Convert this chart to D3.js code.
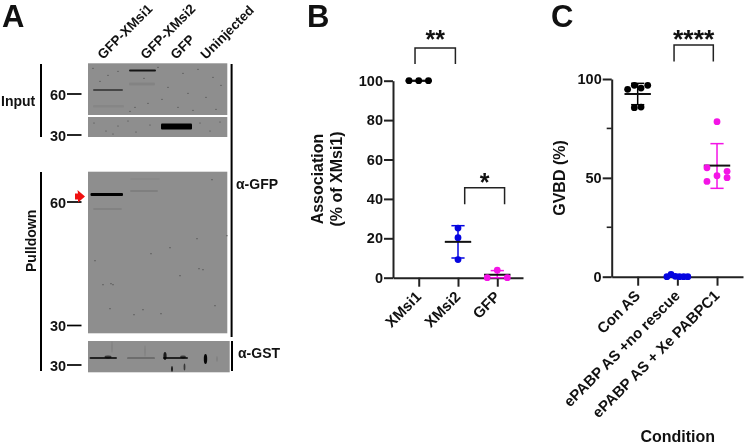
<!DOCTYPE html>
<html>
<head>
<meta charset="utf-8">
<script src="https://d3js.org/d3.v7.min.js"></script>
<style>
  html, body { margin: 0; padding: 0; background: #fff; overflow: hidden; }
  svg { display: block; filter: blur(0.35px); }
  text { font-family: "Liberation Sans", Arial, sans-serif; font-weight: bold; fill: #111; }
</style>
</head>
<body>
<svg id="figure" width="745" height="445"></svg>
<script>
// panel B values
var assocCategories = ["XMsi1", "XMsi2", "GFP"];
var assocXMsi1 = [100, 100, 100];
var assocXMsi2 = [25.2, 20.3, 9.2];
var assocGFP = [3.8, 0, 0];
var assocMeans = [100, 18.2, 1.5];
var assocUpper = [100, 26.4, 3.6];
var assocLower = [100, 10, 0];
var assocTicks = [0, 20, 40, 60, 80, 100];

// panel C values
var gvbdCategories = ["Con AS", "ePABP AS +no rescue", "ePABP AS + Xe PABPC1"];
var gvbdConAS = [94.8, 96.8, 95.4, 96.8, 85.5, 85.8];
var gvbdNoRescue = [0, 1.2, 0.2, 0, 0, 0];
var gvbdRescue = [78.4, 55.1, 53.3, 51.1, 50.1, 48.2];
var gvbdMeans = [92.4, 0.2, 56.2];
var gvbdUpper = [97.8, 0.6, 67.3];
var gvbdLower = [87, 0, 44.7];
var gvbdTicks = [0, 50, 100];
var gvbdMinorTicks = [25, 75];

var ink = "#222";
var black = "#000";
var blue = "#0505e0";
var magenta = "#f414e6";

var svg = d3.select("#figure");
var defs = svg.append("defs");
defs.append("filter").attr("id", "soft").attr("x", "-20%").attr("y", "-300%").attr("width", "140%").attr("height", "700%")
	.append("feGaussianBlur").attr("stdDeviation", 0.6);

function panelLetter(letter, x) {
	svg.append("text").attr("x", x).attr("y", 27).attr("font-size", 31).text(letter);
}
panelLetter("A", 2);
panelLetter("B", 307);
panelLetter("C", 551);

// ---------- panel A, the blot ----------
var laneLabels = ["GFP-XMsi1", "GFP-XMsi2", "GFP", "Uninjected"];
var laneLabelEnds = [[103, 60], [146, 60], [176, 60], [206, 60]];

var gels = [
	{ x: 88, y: 63.3, w: 139.3, h: 51.7,
	  bands: [[41, 68, 7.2, 2.2, 0.85], [41, 67, 20.7, 3, 0.07], [5, 35, 26.7, 2.2, 0.5], [5, 36, 43, 2.5, 0.05]],
	  specks: [[5,5],[12,18],[30,8],[70,4],[95,10],[110,6],[125,14],[133,22],[80,24],[100,30],[118,34],[60,40],[47,44],[42,48],[90,44],[128,46],[20,12],[105,47],[56,15],[74,36]] },
	{ x: 88, y: 117, w: 139.3, h: 20,
	  bands: [[73, 104, 9.5, 6, 1]],
	  specks: [[6,6],[18,14],[30,9],[40,4],[48,15],[62,8],[112,6],[122,14],[132,5],[25,17]] },
	{ x: 88, y: 171.7, w: 139.3, h: 161.6,
	  bands: [[2.5, 35, 22.8, 3, 1], [5, 34, 37.3, 1.6, 0.1], [42, 70, 19.3, 1.6, 0.14], [42, 72, 7.3, 1.5, 0.04]],
	  specks: [[124,8],[109,67],[82,76],[7,89],[63,82],[92,104],[111,97],[115,98],[15,113],[23,112],[25,113],[22,137],[46,143],[55,138],[73,142],[127,134],[139,64]] },
	{ x: 88, y: 341, w: 141.7, h: 31.3,
	  bands: [[1.5, 29, 17, 2, 0.75], [39, 67, 17, 1.7, 0.3], [75, 100, 17, 2, 0.75]],
	  specks: [] }
];
// vertical smears on the GST strip, gel pixels {x,y,rx,ry,o}
var gstSmears = [[77, 15, 1.6, 4, 0.8], [117.5, 18, 1.7, 5, 0.95], [84, 28, 1, 3, 0.8], [96.5, 26, 0.9, 3.5, 0.6], [129, 18, 0.8, 3, 0.1], [24, 6, 0.7, 6, 0.1], [57, 10, 0.7, 6, 0.1], [20, 16, 3.5, 1.4, 0.6], [95, 16, 3, 1.4, 0.6]];

gels.forEach(function(gel, i) {
	var g = svg.append("g").attr("transform", "translate(" + gel.x + "," + gel.y + ")");
	g.append("rect").attr("width", gel.w).attr("height", gel.h).attr("fill", "#8e8e8e");
	g.selectAll(".band").data(gel.bands).enter().append("rect")
		.attr("x", function(d) { return d[0]; })
		.attr("y", function(d) { return d[2] - d[3] / 2; })
		.attr("width", function(d) { return d[1] - d[0]; })
		.attr("height", function(d) { return d[3]; })
		.attr("rx", 1)
		.attr("fill", "#000")
		.attr("opacity", function(d) { return d[4]; })
		.attr("filter", "url(#soft)");
	g.selectAll(".speck").data(gel.specks).enter().append("circle")
		.attr("cx", function(d) { return d[0]; })
		.attr("cy", function(d) { return d[1]; })
		.attr("r", 0.6)
		.attr("fill", "#333")
		.attr("opacity", 0.8);
	if (i == 3) {
		g.selectAll(".smear").data(gstSmears).enter().append("ellipse")
			.attr("cx", function(d) { return d[0]; })
			.attr("cy", function(d) { return d[1]; })
			.attr("rx", function(d) { return d[2]; })
			.attr("ry", function(d) { return d[3]; })
			.attr("fill", "#000")
			.attr("opacity", function(d) { return d[4]; })
			.attr("filter", "url(#soft)");
	}
});

laneLabels.forEach(function(label, i) {
	svg.append("text")
		.attr("transform", "translate(" + laneLabelEnds[i][0] + "," + laneLabelEnds[i][1] + ") rotate(-45)")
		.attr("font-size", 13.5)
		.text(label);
});

function vline(x, y0, y1) {
	svg.append("line").attr("x1", x).attr("x2", x).attr("y1", y0).attr("y2", y1)
		.attr("stroke", "#000").attr("stroke-width", 2);
}
vline(41, 64, 137);
vline(41, 172, 371);
vline(231.6, 64, 337);
vline(232, 341, 371);

// molecular weight markers: label, baseline of the mark
var markers = [["60", 94], ["30", 135], ["60", 202], ["30", 325.5], ["30", 365]];
markers.forEach(function(m) {
	svg.append("text").attr("x", 50).attr("y", m[1] + 5.5).attr("font-size", 14.5).text(m[0]);
	svg.append("line").attr("x1", 67).attr("x2", 81.5).attr("y1", m[1]).attr("y2", m[1])
		.attr("stroke", "#000").attr("stroke-width", 1.7);
});

svg.append("text").attr("x", 1).attr("y", 106).attr("font-size", 14).text("Input");
svg.append("text").attr("transform", "translate(35.5,272) rotate(-90)").attr("font-size", 14).text("Pulldown");
svg.append("text").attr("x", 236).attr("y", 189).attr("font-size", 14).text("α-GFP");
svg.append("text").attr("x", 238).attr("y", 358).attr("font-size", 14).text("α-GST");

svg.append("path")
	.attr("d", d3.line()([[75, 193.5], [78, 193.5], [77.5, 190], [85, 196.5], [78, 202.5], [78, 199.5], [75, 199.5]]))
	.attr("fill", "#f01010");

// ---------- scatter panels ----------
var swarmStep = 6.7;

function scatterPanel(opts) {
	var x = d3.scalePoint().domain(opts.categories).range(opts.xRange).padding(0.655);
	var y = d3.scaleLinear().domain([0, 100]).range(opts.yRange);
	var g = svg.append("g");

	var yAxis = d3.axisLeft(y).tickValues(opts.ticks).tickSize(9).tickSizeOuter(0).tickFormat(d3.format("d"));
	var yG = g.append("g").attr("transform", "translate(" + opts.xRange[0] + ",0)").call(yAxis);
	var xAxis = d3.axisBottom(x).tickSize(9).tickSizeOuter(0);
	var xG = g.append("g").attr("transform", "translate(0," + opts.yRange[0] + ")").call(xAxis);

	[yG, xG].forEach(function(a) {
		a.selectAll("path, line").attr("stroke", ink).attr("stroke-width", 2);
		a.attr("font-family", null);
	});
	if (opts.minorTicks) {
		yG.selectAll(".minor").data(opts.minorTicks).enter().append("line")
			.attr("class", "minor")
			.attr("x1", -5).attr("x2", 0)
			.attr("y1", function(d) { return y(d); })
			.attr("y2", function(d) { return y(d); })
			.attr("stroke", ink).attr("stroke-width", 1.6);
	}
	yG.selectAll(".tick text").attr("font-size", 14.5).attr("fill", "#111").attr("x", -10);
	xG.selectAll(".tick text")
		.attr("font-size", 15)
		.attr("fill", "#111")
		.attr("text-anchor", "end")
		.attr("x", null).attr("dy", null)
		.attr("y", null)
		.attr("transform", "translate(3,20) rotate(-45)");

	// groups: error bars, mean line, dots
	opts.categories.forEach(function(cat, i) {
		var cx = x(cat);
		var c = opts.colors[i];
		var bars = g.append("g").attr("fill", "none").attr("stroke", c).attr("stroke-width", 1.5);
		bars.append("line").attr("x1", cx).attr("x2", cx).attr("y1", y(opts.upper[i])).attr("y2", y(opts.lower[i]));
		[opts.upper[i], opts.lower[i]].forEach(function(v) {
			bars.append("line").attr("x1", cx - 6.6).attr("x2", cx + 6.6).attr("y1", y(v)).attr("y2", y(v));
		});
		g.append("line").attr("x1", cx - 13.2).attr("x2", cx + 13.2)
			.attr("y1", y(opts.means[i])).attr("y2", y(opts.means[i]))
			.attr("stroke", "#111").attr("stroke-width", 2);
		g.selectAll(".dot" + i).data(opts.series[i]).enter().append("circle")
			.attr("cx", function(d, j) { return cx + opts.slots[i][j] * swarmStep; })
			.attr("cy", function(d) { return y(d); })
			.attr("r", 3.4)
			.attr("fill", c);
	});

	opts.brackets.forEach(function(b) {
		var x0 = x(opts.categories[b.from]) + b.dx0, x1 = x(opts.categories[b.to]) + b.dx1;
		g.append("path")
			.attr("d", d3.line()([[x0, y(b.foot)], [x0, y(b.top)], [x1, y(b.top)], [x1, y(b.foot)]]))
			.attr("fill", "none").attr("stroke", "#222").attr("stroke-width", 1.5);
		g.append("text").attr("x", (x0 + x1) / 2).attr("y", y(b.top) + b.starDy)
			.attr("text-anchor", "middle").attr("font-size", b.starSize).text(b.stars);
	});
}

scatterPanel({
	categories: assocCategories,
	xRange: [393, 523],
	yRange: [277.7, 80.7],
	ticks: assocTicks,
	series: [assocXMsi1, assocXMsi2, assocGFP],
	slots: [[-1.45, 0, 1.45], [0, 0, 0], [0, -1.5, 1.5]],
	means: assocMeans, upper: assocUpper, lower: assocLower,
	colors: [black, blue, magenta],
	brackets: [
		{ from: 0, to: 1, dx0: -3.7, dx1: -2.6, top: 116.6, foot: 108.5, stars: "**", starSize: 25, starDy: 0 },
		{ from: 1, to: 2, dx0: 6.7, dx1: 7.3, top: 45.6, foot: 37.3, stars: "*", starSize: 25, starDy: 3 }
	]
});

scatterPanel({
	categories: gvbdCategories,
	xRange: [611.7, 743],
	yRange: [276.7, 79],
	ticks: gvbdTicks,
	minorTicks: gvbdMinorTicks,
	series: [gvbdConAS, gvbdNoRescue, gvbdRescue],
	slots: [[-1.5, -0.5, 0.5, 1.5, -0.5, 0.5], [-1.56, -0.94, -0.31, 0.31, 0.94, 1.56], [0, -1.5, 1.5, 0, 1.5, -1.5]],
	means: gvbdMeans, upper: gvbdUpper, lower: gvbdLower,
	colors: [black, blue, magenta],
	brackets: [
		{ from: 1, to: 2, dx0: -3.3, dx1: -3.7, top: 117.2, foot: 108.8, stars: "****", starSize: 26.5, starDy: 3 }
	]
});

// axis titles
svg.append("text").attr("transform", "translate(323,179) rotate(-90)").attr("text-anchor", "middle").attr("font-size", 16).text("Association");
svg.append("text").attr("transform", "translate(342,179) rotate(-90)").attr("text-anchor", "middle").attr("font-size", 16).text("(% of XMsi1)");
svg.append("text").attr("transform", "translate(565,178) rotate(-90)").attr("text-anchor", "middle").attr("font-size", 16).text("GVBD (%)");
svg.append("text").attr("x", 677.7).attr("y", 442).attr("text-anchor", "middle").attr("font-size", 16).text("Condition");
</script>
</body>
</html>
============
- **EXERCISE DETAILS**
Every line from the top of the material above through the line with "var assocTicks = [0, 20, 40, 60, 80, 100];" should be duplicated exactly, please; leave out the pictures.

- **TASK RESULT**
Convert this chart to D3.js code.
<!DOCTYPE html>
<html>
<head>
<meta charset="utf-8">
<script src="https://d3js.org/d3.v7.min.js"></script>
<style>
  html, body { margin: 0; padding: 0; background: #fff; overflow: hidden; }
  svg { display: block; filter: blur(0.35px); }
  text { font-family: "Liberation Sans", Arial, sans-serif; font-weight: bold; fill: #111; }
</style>
</head>
<body>
<svg id="figure" width="745" height="445"></svg>
<script>
// panel B values
var assocCategories = ["XMsi1", "XMsi2", "GFP"];
var assocXMsi1 = [100, 100, 100];
var assocXMsi2 = [25.2, 20.3, 9.2];
var assocGFP = [3.8, 0, 0];
var assocMeans = [100, 18.2, 1.5];
var assocUpper = [100, 26.4, 3.6];
var assocLower = [100, 10, 0];
var assocTicks = [0, 20, 40, 60, 80, 100];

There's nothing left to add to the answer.